In the years after the Treaty of Mellifont, and before The Flight of the Earls, Tyrone’s country and the territories of his confederates and so on, was treated by martial law commissioners and Provosts Martial. Now what’s so interesting about the behaviour of these men is, you have to understand again the mechanics of their authority: a martial law commissioner has a vested interest in killing; by the terms of a martial law commission, a martial law commissioner will identify suspect groups, execute them summarily, for which service to the state he is entitled to at least one-third of the moveable goods and possessions of those he kills.

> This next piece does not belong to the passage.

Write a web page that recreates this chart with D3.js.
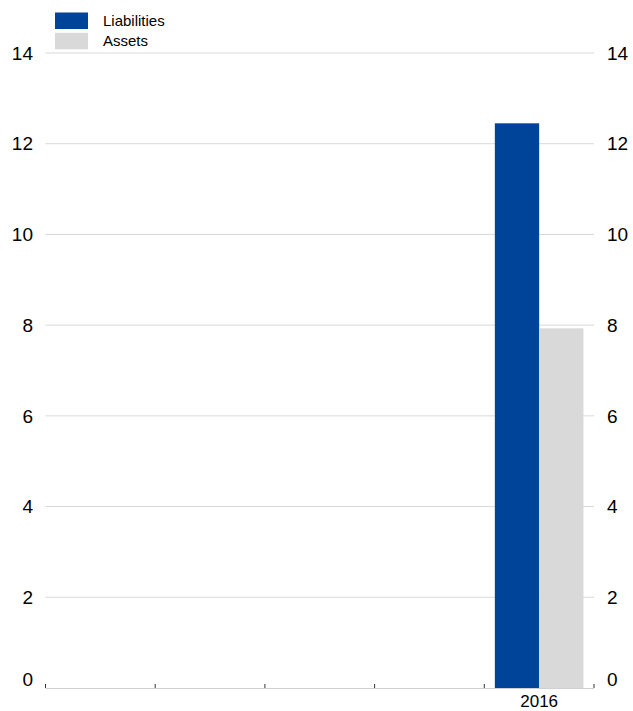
<!DOCTYPE html>
<html>
<head>
<meta charset="utf-8">
<script src="https://cdn.jsdelivr.net/npm/d3@7"></script>
<style>
  body { margin: 0; background: #fff; }
  text { font-family: "Liberation Sans", Arial, sans-serif; fill: #000; }
</style>
</head>
<body>
<svg id="chart" width="633" height="711"></svg>
<script>
const categories = ["2012", "2013", "2014", "2015", "2016"];
const tickLabels = ["", "", "", "", "2016"];
const seriesNames = ["Liabilities", "Assets"];
const liabilities = [null, null, null, null, 12.45];
const assets = [null, null, null, null, 7.93];
const yTicks = [0, 2, 4, 6, 8, 10, 12, 14];
const colors = ["#00449a", "#d9d9d9"];

(function () {
const svg = d3.select("#chart");
const mLeft = 45.5, mRight = 594, mTop = 53, mBottom = 688;

const x = d3.scaleBand().domain(categories).range([mLeft, mRight]).paddingInner(0).paddingOuter(0);
const y = d3.scaleLinear().domain([0, 14]).range([mBottom, mTop]);
const inner = d3.scaleBand().domain(seriesNames).range([0, x.bandwidth()]).paddingInner(0).paddingOuter(0.238);

// gridlines
svg.append("g").selectAll("line").data(yTicks.filter(d => d > 0)).join("line")
  .attr("x1", mLeft).attr("x2", mRight)
  .attr("y1", d => y(d)).attr("y2", d => y(d))
  .attr("stroke", "#d9d9d9").attr("stroke-width", 1);

// bars
const series = [liabilities, assets];
series.forEach((vals, si) => {
  svg.append("g").selectAll("rect")
    .data(categories.map((c, i) => ({ c, v: vals[i] })).filter(d => d.v != null))
    .join("rect")
    .attr("x", d => x(d.c) + inner(seriesNames[si]))
    .attr("width", inner.bandwidth())
    .attr("y", d => y(d.v))
    .attr("height", d => y(0) - y(d.v))
    .attr("fill", colors[si]);
});

// x axis line
svg.append("line").attr("x1", mLeft).attr("x2", mRight)
  .attr("y1", mBottom + 0.5).attr("y2", mBottom + 0.5)
  .attr("stroke", "#d0d0d0").attr("stroke-width", 1);

// tick marks at band boundaries
const bounds = categories.map(c => x(c)).concat([x(categories[categories.length - 1]) + x.bandwidth()]);
svg.append("g").selectAll("line").data(bounds).join("line")
  .attr("x1", d => d).attr("x2", d => d)
  .attr("y1", mBottom - 4).attr("y2", mBottom)
  .attr("stroke", "#333").attr("stroke-width", 1);

// x labels
svg.append("g").selectAll("text").data(categories).join("text")
  .attr("x", d => x(d) + x.bandwidth() / 2)
  .attr("y", 707)
  .attr("text-anchor", "middle")
  .style("font-size", "17px")
  .text((d, i) => tickLabels[i]);

// y labels
const yLab = d => d === 0 ? y(d) - 9 : y(d);
svg.append("g").selectAll("text").data(yTicks).join("text")
  .attr("x", 33).attr("y", d => yLab(d))
  .attr("dy", "0.35em").attr("text-anchor", "end")
  .style("font-size", "19px").text(d => d);
svg.append("g").selectAll("text").data(yTicks).join("text")
  .attr("x", 607).attr("y", d => yLab(d))
  .attr("dy", "0.35em").attr("text-anchor", "start")
  .style("font-size", "19px").text(d => d);

// legend
const leg = svg.append("g");
seriesNames.forEach((name, i) => {
  leg.append("rect").attr("x", 55).attr("y", 12.5 + i * 20.3)
    .attr("width", 33).attr("height", 16.5).attr("fill", colors[i]);
  leg.append("text").attr("x", 103).attr("y", 20.8 + i * 20.3)
    .attr("dy", "0.35em").style("font-size", "15px").text(name);
});
})();
</script>
</body>
</html>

Therefore it is in his interests to kill and kill a lot, he makes more money: also, to kill the elite, the gentry, the landowners because they’ve got the moveable goods and possessions that can really make you rich quick.

And these martial law commissioners had been on the rampage in the late 16th century, and in the early 17th century they do not go away. In Ulster, one particular character raises his head more so than others - Moses Hill; and Moses Hill is the ancestor of the Hills of Hillsborough, and he was Provost Martial of east Ulster: and from 1603 onwards, he’s starting out in Carrickfergus, subsequently pushing further and further into Tyrone’s country and into the, sort of, Donagh O’Neill, the O’Neill country. He basically imposed martial law on anyone who got in his way. In 1606 he was given a pre-emptive pardon for any murders of innocents that he may commit in the course of his duty as Provost Martial of east Ulster, and that’s of course just as the government, and Davies, and Chichester and so on are beginning to really tighten the grip around Tyrone’s country - Moses Hill is their stalking-horse.